個人情報委、英国のEU離脱に伴う影響について
岩田合同法律事務所
弁護士 鈴 木 正 人
個人情報保護委員会(以下「個人情報委」という。)は、平成30年10月4日、英国のEU離脱に伴う個人データの取扱いに関する影響に関する事項を公表した。
1. 英国・EUの動き
2016年6月に英国でEU離脱に関する国民投票が実施され、「離脱」派が過半数を獲得した。その後、英国は、2017年3月に、EU条約(リスボン条約)に基づき、EUに対してEU離脱を正式通知した。これを受けて、英国とEUは、同年6月に当該離脱に関する交渉を開始し、同年12月に、在英EU市民・在EU英国市民の権利保障、アイルランドとの国境問題、財政問題の解決(清算)などに関する離脱条件をめぐって大筋合意した(第1段階)。
2018年に入り英国とEUで第2段階の交渉が行われ、同年3月には、移行期間の設置を含む英国とEUの間の離脱協定案が公表された。英国は上記離脱通知に従えば2019年3月30日にEUを離脱することになるが、離脱協定案は、同日から2020年12月31日までの移行期間を設置し、移行期間中は英国にEU法を適用することなどを定める。移行期間が実際に設定されるかについてEUと英国における協定の批准のスケジュール等を勘案すると2018年10月頃までに離脱協定の合意に達しないと2019年3月30日までに離脱協定の批准が完了しない可能性が高いとされている。この場合のシナリオとして、英国が取決めなしにEUを離脱するケース(合意なき離脱、いわゆる「ノー・ディール」)や交渉期間延長が行われるケースなどが想定される。
EUは、2018年7月19日、英国のEU離脱に対して備えることを関係者に対して要請する文書を公表した。
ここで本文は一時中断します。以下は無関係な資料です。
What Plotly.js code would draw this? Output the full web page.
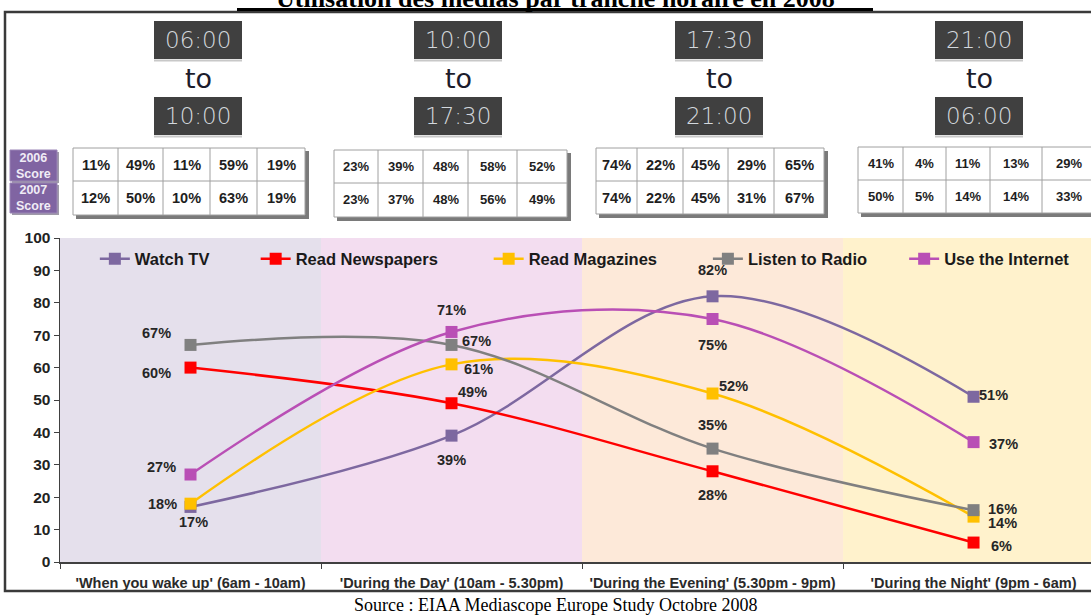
<!DOCTYPE html>
<html><head><meta charset="utf-8">
<script src="https://cdn.plot.ly/plotly-3.0.1.min.js"></script>
<style>html,body{margin:0;padding:0;overflow:hidden;background:#fff}#chart{width:1091px;height:615px}</style>
</head><body><div id="chart"></div>
<script>
// ---------------- DATA ----------------
const categories = ["'When you wake up' (6am - 10am)", "'During the Day' (10am - 5.30pm)", "'During the Evening' (5.30pm - 9pm)", "'During the Night' (9pm - 6am)"];
const seriesNames = ["Watch TV", "Read Newspapers", "Read Magazines", "Listen to Radio", "Use the Internet"];
const watchTV = [17, 39, 82, 51];
const readNewspapers = [60, 49, 28, 6];
const readMagazines = [18, 61, 52, 14];
const listenRadio = [67, 67, 35, 16];
const useInternet = [27, 71, 75, 37];
const slotStart = ["06:00", "10:00", "17:30", "21:00"];
const slotEnd = ["10:00", "17:30", "21:00", "06:00"];
const score2006 = [[11, 49, 11, 59, 19], [23, 39, 48, 58, 52], [74, 22, 45, 29, 65], [41, 4, 11, 13, 29]];
const score2007 = [[12, 50, 10, 63, 19], [23, 37, 48, 56, 49], [74, 22, 45, 31, 67], [50, 5, 14, 14, 33]];
const rowLabels = ["2006<br>Score", "2007<br>Score"];
const titleText = "Utilisation des médias par tranche horaire en 2008";
const sourceText = "Source : EIAA Mediascope Europe Study Octobre 2008";

// ---------------- STYLE / LAYOUT ----------------
const allSeries = [watchTV, readNewspapers, readMagazines, listenRadio, useInternet];
const colors = ["#7d68a0", "#ff0000", "#ffc000", "#808080", "#b94fb5"];
// invisible padding after legend names so entries spread like the original
const legendPad = [9, 10, 10, 7, 0];
// label offsets in px (dx right, dy down) per series per point
const labelOffsets = [
  [[3, 15], [0, 24], [0, -26], [20, -2]],
  [[-34, 5], [21, -11], [0, 24], [28, 3]],
  [[-28, 0], [27, 5], [21, -8], [29, 6]],
  [[-34, -12], [25, -4], [0, -24], [29, -1]],
  [[-29, -8], [0, -22], [0, 26], [30, 2]]
];
const bandColors = ["#e5e0ec", "#f3ddf0", "#fde9d9", "#fff2cc"];

const L = 60, T = 238, W = 1031, H = 324;
const px = v => (v - L) / W;
const py = v => (T + H - v) / H;

const traces = allSeries.map((vals, i) => ({
  type: 'scatter', mode: 'lines+markers', name: seriesNames[i] + '\u00A0'.repeat(legendPad[i]),
  x: categories, y: vals,
  line: {color: colors[i], width: 2.5, shape: 'spline', smoothing: 1},
  marker: {symbol: 'square', size: 12, color: colors[i]},
  cliponaxis: false
}));

const shapes = [];
const annotations = [];

// background bands
bandColors.forEach((c, i) => {
  shapes.push({type: 'rect', xref: 'x', yref: 'paper', x0: i - 0.5, x1: i + 0.5, y0: 0, y1: 1,
    fillcolor: c, line: {width: 0}, layer: 'below'});
});

// data labels
allSeries.forEach((vals, s) => {
  vals.forEach((v, i) => {
    annotations.push({xref: 'x', yref: 'y', x: categories[i], y: v, text: v + '%', showarrow: false,
      xshift: labelOffsets[s][i][0], yshift: -labelOffsets[s][i][1],
      font: {family: 'Liberation Sans, Arial', size: 14.5, weight: 'bold', color: '#262626'}});
  });
});

// frame
shapes.push({type: 'rect', xref: 'paper', yref: 'paper', x0: px(5), x1: px(1100), y0: py(12), y1: py(591),
  line: {color: '#3a3a3a', width: 2.5}, fillcolor: 'rgba(0,0,0,0)'});

// title (cut at top in the original) + underline
annotations.push({xref: 'paper', yref: 'paper', x: px(555), y: py(-2), text: '<b>' + titleText + '</b>', showarrow: false,
  xanchor: 'center', yanchor: 'middle', font: {family: 'Liberation Serif, Times New Roman', size: 26, color: '#000'}});
shapes.push({type: 'line', xref: 'paper', yref: 'paper', x0: px(237), x1: px(873), y0: py(9.5), y1: py(9.5),
  line: {color: '#000', width: 3}});

// source
annotations.push({xref: 'paper', yref: 'paper', x: px(555), y: py(605), text: sourceText, showarrow: false,
  xanchor: 'center', yanchor: 'middle', font: {family: 'Liberation Serif, Times New Roman', size: 18, color: '#000'}});

// time boxes
const boxCenters = [198, 458, 719, 979];
boxCenters.forEach((cx, i) => {
  [[21, 59, slotStart[i]], [97, 135, slotEnd[i]]].forEach(b => {
    shapes.push({type: 'line', xref: 'paper', yref: 'paper', x0: px(cx - 44), x1: px(cx + 44), y0: py(b[1] + 1.5), y1: py(b[1] + 1.5),
      line: {color: '#c8c8c8', width: 2}});
    shapes.push({type: 'rect', xref: 'paper', yref: 'paper', x0: px(cx - 44), x1: px(cx + 44), y0: py(b[0]), y1: py(b[1]),
      fillcolor: '#404040', line: {width: 0}});
    annotations.push({xref: 'paper', yref: 'paper', x: px(cx), y: py((b[0] + b[1]) / 2), text: b[2], showarrow: false,
      xanchor: 'center', yanchor: 'middle', font: {family: 'DejaVu Sans', size: 23, weight: 200, color: '#d3d8dd'}});
  });
  annotations.push({xref: 'paper', yref: 'paper', x: px(cx), y: py(78), text: 'to', showarrow: false,
    xanchor: 'center', yanchor: 'middle', font: {family: 'DejaVu Sans', size: 27, color: '#1c1c2c'}});
});

// row labels (purple)
[[150, 181], [183, 213]].forEach((r, i) => {
  shapes.push({type: 'rect', xref: 'paper', yref: 'paper', x0: px(12), x1: px(59), y0: py(r[0] + 2), y1: py(r[1] + 2),
    fillcolor: '#9f9aa8', line: {width: 0}});
  shapes.push({type: 'rect', xref: 'paper', yref: 'paper', x0: px(10), x1: px(57), y0: py(r[0]), y1: py(r[1]),
    fillcolor: '#8064a2', line: {color: '#9a84b6', width: 1}});
  annotations.push({xref: 'paper', yref: 'paper', x: px(33.5), y: py((r[0] + r[1]) / 2), text: '<b>' + rowLabels[i] + '</b>', showarrow: false,
    xanchor: 'center', yanchor: 'middle', font: {family: 'Liberation Sans, Arial', size: 12.5, color: '#f0ecf6'}});
});

// score tables
const tableCols = [
  [73, 118, 163, 210, 257, 305],
  [334, 378, 423, 468, 517, 567],
  [596, 637, 683, 728, 774, 824],
  [858, 903, 946, 990, 1042, 1096]
];
const tableRows = [[148, 181, 215], [150, 183, 217], [148, 181, 214], [147, 180, 213]];
const tableFont = [14.5, 13, 14.5, 13];
tableCols.forEach((cols, t) => {
  const rows = tableRows[t];
  shapes.push({type: 'rect', xref: 'paper', yref: 'paper', x0: px(cols[0] + 3), x1: px(cols[5] + 4), y0: py(rows[0] + 3), y1: py(rows[2] + 4),
    fillcolor: '#7a7a7a', line: {width: 0}});
  shapes.push({type: 'rect', xref: 'paper', yref: 'paper', x0: px(cols[0]), x1: px(cols[5]), y0: py(rows[0]), y1: py(rows[2]),
    fillcolor: '#ffffff', line: {color: '#a0a0a0', width: 1}});
  for (let c = 1; c < 5; c++) {
    shapes.push({type: 'line', xref: 'paper', yref: 'paper', x0: px(cols[c]), x1: px(cols[c]), y0: py(rows[0]), y1: py(rows[2]),
      line: {color: '#a0a0a0', width: 1}});
  }
  shapes.push({type: 'line', xref: 'paper', yref: 'paper', x0: px(cols[0]), x1: px(cols[5]), y0: py(rows[1]), y1: py(rows[1]),
    line: {color: '#a0a0a0', width: 1}});
  [score2006[t], score2007[t]].forEach((rowVals, r) => {
    rowVals.forEach((v, c) => {
      annotations.push({xref: 'paper', yref: 'paper', x: px((cols[c] + cols[c + 1]) / 2), y: py((rows[r] + rows[r + 1]) / 2),
        text: v + '%', showarrow: false, xanchor: 'center', yanchor: 'middle',
        font: {family: 'Liberation Sans, Arial', size: tableFont[t], weight: 'bold', color: '#1e1e1e'}});
    });
  });
});

const layout = {
  width: 1091, height: 615, autosize: false,
  margin: {l: L, r: 0, t: T, b: 615 - T - H, pad: 0},
  paper_bgcolor: '#ffffff', plot_bgcolor: '#ffffff',
  showlegend: true,
  legend: {orientation: 'h', x: px(100) - 0.005, xanchor: 'left', y: py(259), yanchor: 'middle',
    bgcolor: 'rgba(0,0,0,0)', font: {family: 'Liberation Sans, Arial', size: 16.5, weight: 'bold', color: '#1a1a1a'},
    traceorder: 'normal'},
  xaxis: {type: 'category', range: [-0.5, 3.45], tickson: 'boundaries', ticks: 'outside', ticklen: 5,
    tickcolor: '#404040', showline: true, linecolor: '#404040', linewidth: 1.5, showgrid: false, zeroline: false,
    ticklabelstandoff: 7,
    tickfont: {family: 'Liberation Sans, Arial', size: 14.5, weight: 'bold', color: '#2a2a2a'}},
  yaxis: {range: [0, 100], dtick: 10, tick0: 0, ticks: 'outside', ticklen: 5, tickcolor: '#404040',
    showline: true, linecolor: '#404040', linewidth: 1.5, showgrid: false, zeroline: false,
    tickfont: {family: 'Liberation Sans, Arial', size: 15.5, weight: 'bold', color: '#222'}},
  shapes: shapes,
  annotations: annotations
};

Plotly.newPlot('chart', traces, layout, {displayModeBar: false, staticPlot: true});
</script>
</body></html>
同書は、対策の実施・不測の事態に備えた計画(コンティンジェンシープラン)(事業への影響の評価、必要な手順の決定等)の必要性などを指摘している。
さらに、英国は、「ノー・ディール」となる場合の備えとして、2018年9月13日に、データ保護に関するガイダンス(Data protection if there’s no Brexit deal)を公表した。同ガイダンスでは、「ノー・ディール」の場合には、2019年3月30日以降は、EU 拠点の組織(又は子会社)から英国拠点の組織に個人データの移転を行うことを規定する法的枠組みが変更されることになり、EU の組織が英国に個人データを移転する際には別途対応を行う必要が生じることが述べられている。英国のEU離脱時点でEUが英国の個人データ保護に関する十分性認定を完了していない場合には標準的契約条項を活用することが考えられる。
2. 個人情報委の対応
個人情報委は、2018年10月4日、英国・EU間の個人データの移転に係る取決めが離脱時までに明らかにならない場合等においても、個人データの取扱いに支障が生じないよう、本人同意等による方法により、余裕をもった対応を行うよう留意すべき旨を公表した。
併せて、個人情報委は、①離脱時点において、日英間の円滑な個人データの移転を確保していくことについて、同委員会と英国当局との間で一致していること、②同委員会としては、日本企業の円滑な個人データ移転に支障を来すことのないよう英国及びEU当局に対して申し入れるとともに、情報収集に努めていることも公表した。
日EU間の個人データ移転については、2018年7月17日に、日EU間の相互の円滑な個人データ移転を図る枠組み構築に係る最終合意が行われ、また、個人情報委は、同年9月に「個人情報の保護に関する法律に係るEU域内から十分性認定により移転を受けた個人データの取扱いに関する補完的ルール」を策定している。EU側での十分性認定の手続完了が待たれるところであるが、仮に日EU間の相互の円滑な個人データ移転の枠組が発効したとしても、「ノー・ディール」となる場合には、日英間の個人データ移転について日EU間の個人データ移転の枠組そのものが活用できなくなることが見込まれる。
今後の離脱協定に関する帰結や日英間の円滑な個人データの移転を確保のための枠組の構築の有無・内容に関する動向には注意が必要である。